Yes, it is dark. It opens with a line how dark magic and witchcraft are spreading, and no good men stand to stop it - and perhaps a reason some sort of dark opener was needed but I'm still not sure even with that, that what they chose fits. But it is a dark story where people find hope and faith, not a grimdark story of nihilism and bloodshed where nothing means anything and virtue is a fool's game. Shortly after the opening scene we meet Kane, being kicked out of an Abbey where having forsworn violence, he has found refuge in a life of peace and prayer, to protect him from the forces of evil still hunting him for his soul.
This is a movie deeply steeped in faith. Kane unironically worships and prays, as do the pilgrims he meets. A main theme hammered by the bad guys is that God will not save them - and yet Kane is sent forth from the abbey because the abbot is told in a dream that Kane's purpose lies elsewhere, which sets him on the path to save the day.
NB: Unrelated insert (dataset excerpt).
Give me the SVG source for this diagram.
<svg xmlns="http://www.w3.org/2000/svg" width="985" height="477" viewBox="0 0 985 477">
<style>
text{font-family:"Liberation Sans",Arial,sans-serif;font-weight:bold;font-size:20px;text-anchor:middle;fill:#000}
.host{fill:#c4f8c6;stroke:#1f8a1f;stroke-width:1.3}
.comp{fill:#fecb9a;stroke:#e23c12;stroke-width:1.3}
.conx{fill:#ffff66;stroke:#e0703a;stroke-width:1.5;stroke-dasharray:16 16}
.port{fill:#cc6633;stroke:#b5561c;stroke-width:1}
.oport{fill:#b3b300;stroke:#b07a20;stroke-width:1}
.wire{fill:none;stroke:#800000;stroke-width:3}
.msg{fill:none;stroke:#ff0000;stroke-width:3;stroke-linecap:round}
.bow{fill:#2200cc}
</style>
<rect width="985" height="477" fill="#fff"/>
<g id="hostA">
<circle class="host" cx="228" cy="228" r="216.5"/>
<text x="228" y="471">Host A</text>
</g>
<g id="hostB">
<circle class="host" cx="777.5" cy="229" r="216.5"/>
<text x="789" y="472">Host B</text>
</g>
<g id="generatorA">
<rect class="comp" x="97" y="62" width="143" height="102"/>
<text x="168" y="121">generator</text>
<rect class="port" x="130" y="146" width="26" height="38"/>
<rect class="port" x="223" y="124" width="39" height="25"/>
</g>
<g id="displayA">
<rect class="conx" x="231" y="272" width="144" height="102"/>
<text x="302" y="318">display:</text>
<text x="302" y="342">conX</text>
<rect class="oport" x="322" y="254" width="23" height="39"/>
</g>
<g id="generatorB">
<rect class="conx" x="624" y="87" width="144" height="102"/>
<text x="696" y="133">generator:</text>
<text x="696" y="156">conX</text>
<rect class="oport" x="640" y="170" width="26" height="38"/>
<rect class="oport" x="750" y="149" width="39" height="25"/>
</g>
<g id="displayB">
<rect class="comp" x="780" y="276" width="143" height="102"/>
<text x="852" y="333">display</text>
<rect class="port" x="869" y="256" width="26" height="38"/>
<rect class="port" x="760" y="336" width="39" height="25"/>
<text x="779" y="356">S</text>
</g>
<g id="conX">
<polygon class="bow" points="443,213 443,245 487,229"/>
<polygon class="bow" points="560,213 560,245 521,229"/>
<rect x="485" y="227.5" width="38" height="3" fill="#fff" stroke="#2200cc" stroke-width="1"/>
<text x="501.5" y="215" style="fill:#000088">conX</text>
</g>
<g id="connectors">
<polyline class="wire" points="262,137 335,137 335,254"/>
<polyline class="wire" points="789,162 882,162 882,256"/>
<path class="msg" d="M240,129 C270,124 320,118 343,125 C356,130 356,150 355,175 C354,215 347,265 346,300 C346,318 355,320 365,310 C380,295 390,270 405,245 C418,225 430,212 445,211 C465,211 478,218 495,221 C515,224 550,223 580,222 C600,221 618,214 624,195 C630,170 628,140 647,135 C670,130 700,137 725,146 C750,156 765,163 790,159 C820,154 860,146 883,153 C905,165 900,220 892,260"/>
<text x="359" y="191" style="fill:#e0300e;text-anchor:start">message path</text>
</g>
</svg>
It also has the completely unironic scene where a rescued survivor of supernatural vengeance refusing to pray is what clues in Solomon Kane that their rescuee is no innocent victim.
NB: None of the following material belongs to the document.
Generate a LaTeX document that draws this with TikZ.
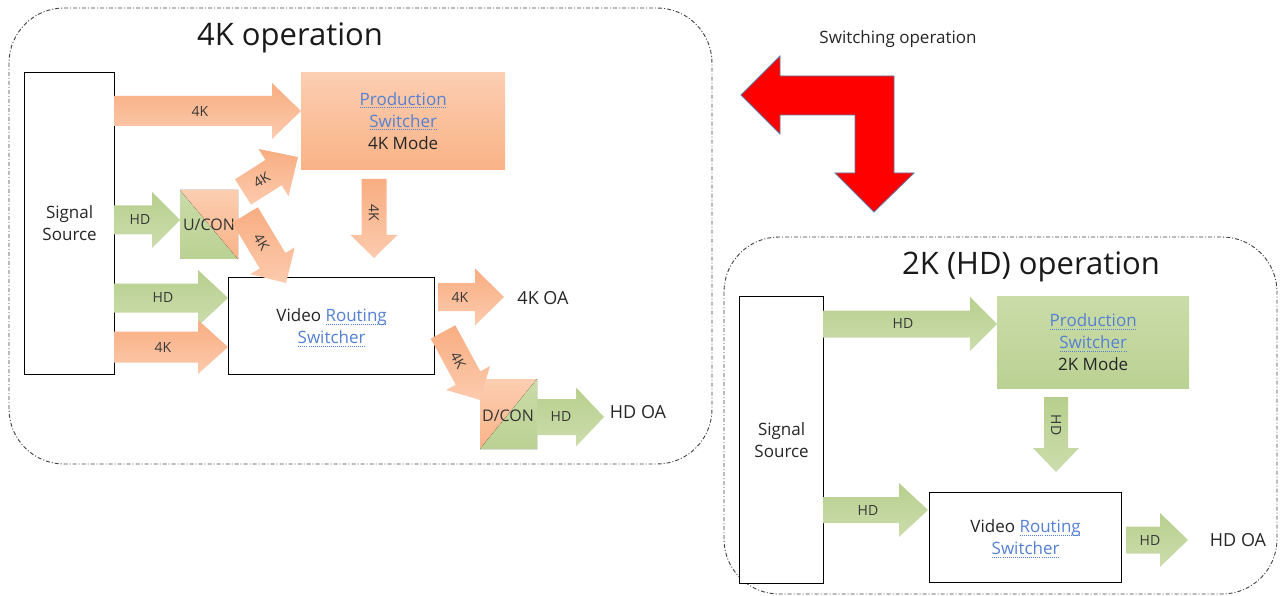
\documentclass[tikz,border=0pt]{standalone}
\usepackage{fontspec}
\setmainfont{Open Sans}
\usetikzlibrary{calc}

\definecolor{orBoxA}{HTML}{FCCEB2}
\definecolor{orBoxB}{HTML}{F9B386}
\definecolor{grBoxA}{HTML}{CADCA8}
\definecolor{grBoxB}{HTML}{BBD193}
\definecolor{orArrA}{HTML}{F8AD81}
\definecolor{orArrB}{HTML}{FCCBAE}
\definecolor{grArrA}{HTML}{B7CF8D}
\definecolor{grArrB}{HTML}{CCDDAD}
\definecolor{linkblue}{HTML}{5581D4}
\definecolor{framegray}{HTML}{404040}
\definecolor{redrim}{HTML}{5C7CA4}

\tikzset{
  x=1pt, y=-1pt,
  orangefill/.style={top color=orArrA, bottom color=orArrB},
  greenfill/.style={top color=grArrA, bottom color=grArrB},
  orangebox/.style={top color=orBoxA, bottom color=orBoxB},
  greenbox/.style={top color=grBoxA, bottom color=grBoxB},
  opframe/.style={draw=framegray, line width=0.9pt,
    dash pattern=on 4pt off 2pt on 1pt off 2pt, rounded corners=55pt},
  plainbox/.style={draw=black, line width=1.2pt, fill=white, inner sep=0pt},
  shadebox/.style={inner sep=0pt},
  boxtext/.style={font=\fontsize{17}{22}\selectfont, align=center, text=black!85},
  arrowtext/.style={font=\fontsize{14}{16}\selectfont, text=black!78, inner sep=0pt},
  convtext/.style={font=\fontsize{16}{18}\selectfont, text=black!80, inner sep=0pt},
  outtext/.style={font=\fontsize{18}{20}\selectfont, text=black!85, inner sep=0pt},
  titletext/.style={font=\fontsize{31}{36}\selectfont, text=black!90, inner sep=0pt},
}

% blue link-style word with a dotted underline
\newcommand\link[1]{{\color{linkblue}\setbox0\hbox{#1}%
  \hbox{\rlap{\raisebox{-3pt}[0pt][0pt]{\hbox to\wd0{\xleaders\hbox to 2pt{\hss\rule{1pt}{0.8pt}\hss}\hfill}}}\box0}}}

% block arrow geometry: body half width, head half width, head length
\newcommand\arrowgeom[3]{\def\aw{#1}\def\aW{#2}\def\ah{#3}}
% #1 label name, #2 fill style, #3 #4 tail, #5 #6 tip, #7 label position, #8 label
\newcommand\barrow[8]{%
  \pgfmathsetmacro\bang{atan2(-(#6-#4),#5-#3)}%
  \pgfmathsetmacro\blen{veclen(#5-#3,#6-#4)}%
  \pgfmathsetmacro\bbase{\blen-\ah}%
  \begin{scope}[shift={(#3,#4)}, rotate=\bang]
    \path[#2] (0,-\aw) -- (\bbase,-\aw) -- (\bbase,-\aW) -- (\blen,0)
      -- (\bbase,\aW) -- (\bbase,\aw) -- (0,\aw) -- cycle;
    \node[arrowtext, transform shape] (#1) at (#7,0) {#8};
  \end{scope}}

\begin{document}
\begin{tikzpicture}
\useasboundingbox (0,0) rectangle (1280,596);

% operation frames
\draw[opframe] (9,8) rectangle (712,464);
\draw[opframe] (724,237) rectangle (1277,594);
\node[titletext, anchor=base] (t4k) at (290,46) {4K operation};
\node[titletext, anchor=base] (t2k) at (1031,274) {2K (HD) operation};

% switching arrow
\node[font=\fontsize{17}{20}\selectfont, text=black!85, anchor=base] (sw) at (898,44) {Switching operation};
\filldraw[fill=red, draw=redrim, line width=0.8pt, line join=miter]
  (741,95) -- (780,56) -- (780,76) -- (894,76) -- (894,173) -- (914,173)
  -- (874,212) -- (835,173) -- (855,173) -- (855,115) -- (780,115)
  -- (780,134) -- cycle;

% ---------------- 4K operation ----------------
\node[plainbox, minimum width=90, minimum height=302, anchor=north west] (src4k) at (24,72) {};
\node[boxtext] at (src4k.center) {Signal\\Source};

\node[shadebox, orangebox, minimum width=204, minimum height=97, anchor=north west] (ps4k) at (301,72) {};
\node[boxtext] at (ps4k.center) {\link{Production}\\\link{Switcher}\\4K Mode};

\node[plainbox, minimum width=206, minimum height=97, anchor=north west] (vrs4k) at (228,277) {};
\node[boxtext] at (vrs4k.center) {Video \link{Routing}\\\link{Switcher}};

% up-converter
\fill[greenbox] (180,190) -- (180,259) -- (238,259) -- cycle;
\fill[orangebox] (180,190) -- (238,190) -- (238,259) -- cycle;
\node[convtext] (ucon) at (209,225) {U/CON};

% down-converter
\fill[orangebox] (480,379) -- (537,379) -- (480,449) -- cycle;
\fill[greenbox] (537,379) -- (537,449) -- (480,449) -- cycle;
\node[convtext] (dcon) at (508,416) {D/CON};

\arrowgeom{15}{28}{29}\barrow{a1}{orangefill}{114}{111}{301}{111}{86}{4K}
\arrowgeom{14.5}{28}{28}\barrow{a2}{greenfill}{114}{220}{180}{220}{26}{HD}
\arrowgeom{15}{28}{29}\barrow{a3}{orangefill}{243}{192}{298}{157}{22}{4K}
\arrowgeom{15}{26}{26}\barrow{a4}{orangefill}{245}{215}{286}{283}{32}{4K}
\arrowgeom{12.5}{23.5}{23}\barrow{a5}{orangefill}{374}{179}{374}{258}{34}{4K}
\arrowgeom{14.5}{28}{30}\barrow{a6}{greenfill}{114}{298}{228}{298}{49}{HD}
\arrowgeom{15.5}{27}{30}\barrow{a7}{orangefill}{114}{347}{228}{347}{49}{4K}
\arrowgeom{14}{28.5}{29}\barrow{a8}{orangefill}{438}{297}{504}{297}{22}{4K}
\arrowgeom{14}{25}{25}\barrow{a9}{orangefill}{443}{332}{480}{400}{32}{4K}
\arrowgeom{18}{29.5}{28}\barrow{a10}{greenfill}{537}{417}{604}{417}{24}{HD}

\node[outtext] (oa4k) at (543,298) {4K OA};
\node[outtext] (oahd) at (638,412) {HD OA};

% ---------------- 2K (HD) operation ----------------
\node[plainbox, minimum width=84, minimum height=287, anchor=north west] (src2k) at (739,296) {};
\node[boxtext] at (src2k.center) {Signal\\Source};

\node[shadebox, greenbox, minimum width=192, minimum height=92, anchor=north west] (ps2k) at (997,296) {};
\node[boxtext] at (ps2k.center) {\link{Production}\\\link{Switcher}\\2K Mode};

\node[plainbox, minimum width=192, minimum height=90, anchor=north west] (vrs2k) at (929,492) {};
\node[boxtext] at (vrs2k.center) {Video \link{Routing}\\\link{Switcher}};

\arrowgeom{13.5}{27}{27}\barrow{b1}{greenfill}{823}{324}{997}{324}{80}{HD}
\arrowgeom{12}{23}{24}\barrow{b2}{greenfill}{1056}{397}{1056}{472}{28}{HD}
\arrowgeom{13}{27}{29}\barrow{b3}{greenfill}{823}{510}{928}{510}{45}{HD}
\arrowgeom{13.5}{27}{28}\barrow{b4}{greenfill}{1126}{540}{1188}{540}{24}{HD}

\node[outtext] (oa2k) at (1238,540) {HD OA};
\end{tikzpicture}
\end{document}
The story also shows, without quite the over-the-top cheesiness of some scenes in Death Wish - either the original or the 2018 remake - the fools game that is pacifism, and it is befitting Solomon's stubbornness that it takes not once, but twice, leading to the deaths of some those he has joined travels with, to realize that to have peace, one must stop, and even wage war on, those who will enforce their will through blood.
In a nice touch, and nod to the pulp stories, he is at one point healed by a pagan healer, and chides her. She reminds him that it is her arts that saved him. Much like the character Howard wrote - who hated the magical arts but sometimes made use of those who used them to aid him.
In a moment of despair, thinking his hope of redemption is lost, he gives in to drink, is captured, and hung up for all to see, to take the hope out of everyone else. Yet he is shown that hope is not lost. It's something of a spoiler for those who are put off by such, but the symbolism involved, including his symbolic rebirth as a willing tool of God (uttering "Lord, give me strength") is again, unironic, and powerful. The only instance of a corrupt priest is played straight and utterly understandable in the context of the story and not as a damnation of religion and preachers as a whole.
This is a film about finding light in darkness, about standing up to evil and not simply being too good to face violence with equal or superior violence. It treats faith with respect, as integral to the people and their lives, a source of strength.